Я остался ждать. Один ушел с Валей, двое остались, молча глядя на меня…
У меня в кармане на боевом взводе со снятым предохранителем лежал „вальтер“ со спецпатронами (оснащенными ядом. – Б. С.), в кобуре еще один пистолет. В коридорчике перед кабинетом меня встретила черная ищейка, за мной шел один из приближенных. Войдя в кабинет, я увидел Коха, и перед ним двое, которые сели между мной и Кохом, третий стоял за моей спиной, за креслом черная собака. Беседа продолжалась около тридцати – сорока минут. Все время охранники, как зачарованные, смотрели на мои руки. Кох руки мне не подал, приветствовал издали поднятием руки, расстояние было метров пять. Между мной и Кохом сидели двое, и за моим креслом сидел еще один. Никакой поэтому возможности не было опустить руку в карман. Я был в летнем мундире, и гранаты со мной не было.
Кох очень придирчиво ругал меня за то, что я решился просить за девушку не немецкой крови. Кох сказал: „Как вы можете ручаться за нее, у нас было много случаев, доказывающих, что нельзя ни за кого ручаться сегодня (в отношении наличия „арийской крови“. – Б. С.)“. Кох спросил меня, где я служил, в каких боях участвовал, в каком полку, давно ли я знаю девушку, откуда она, почему я о ней не навел предварительно справки в гестапо, где мои родные, в каких городах бывал, где и у кого работает мой отец, где мать, специальность, религия. Кох заявил мне, что если за каждую девушку, у которой убит отец, придут просить, то нам некого будет посылать в Германию…

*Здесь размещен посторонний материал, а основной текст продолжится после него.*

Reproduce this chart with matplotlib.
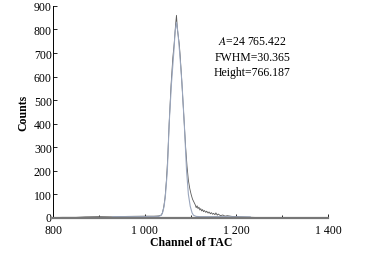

В заключение он спросил меня, как и почему украинцы режут поляков, по моему мнению, кто хуже, поляки или русские, как уничтожить сопротивление поляков и русских одновременно, какого мнения наши офицеры и солдаты о подготовке наступления на Востоке.
Наконец, после подробного расспроса о боях на Востоке Кох взял карандаш и написал на заявлении Вали: „С получением работы в Ровно согласен. Кох“. Заявление Вали он передал мне и предупредил об ответственности, в случае если Валя окажется шпионкой (Кох, разумеется, не знал, что обратился с таким предложением к самому крупному в Ровно советскому шпиону. – Б. С.). Снова приветствия, и я удалился, окруженный охранниками. В ожидании записали мое имя и адрес полевой почты, выпускали меня через другие двери, поздравляли много, даже один генерал пожал руку (этому „генералу“, в действительности имевшему чин полковника, главному судье Украины Альфреду Функу Кузнецов за поздравления через пять с половиной месяцев отплатил пулей. – Б. С.), затем мы обошли дворец, поблагодарили адъютанта за услуги, последний подарил мне и Шмидту по две пачки папирос. Мы вышли, сдали пропуска и уехали в город».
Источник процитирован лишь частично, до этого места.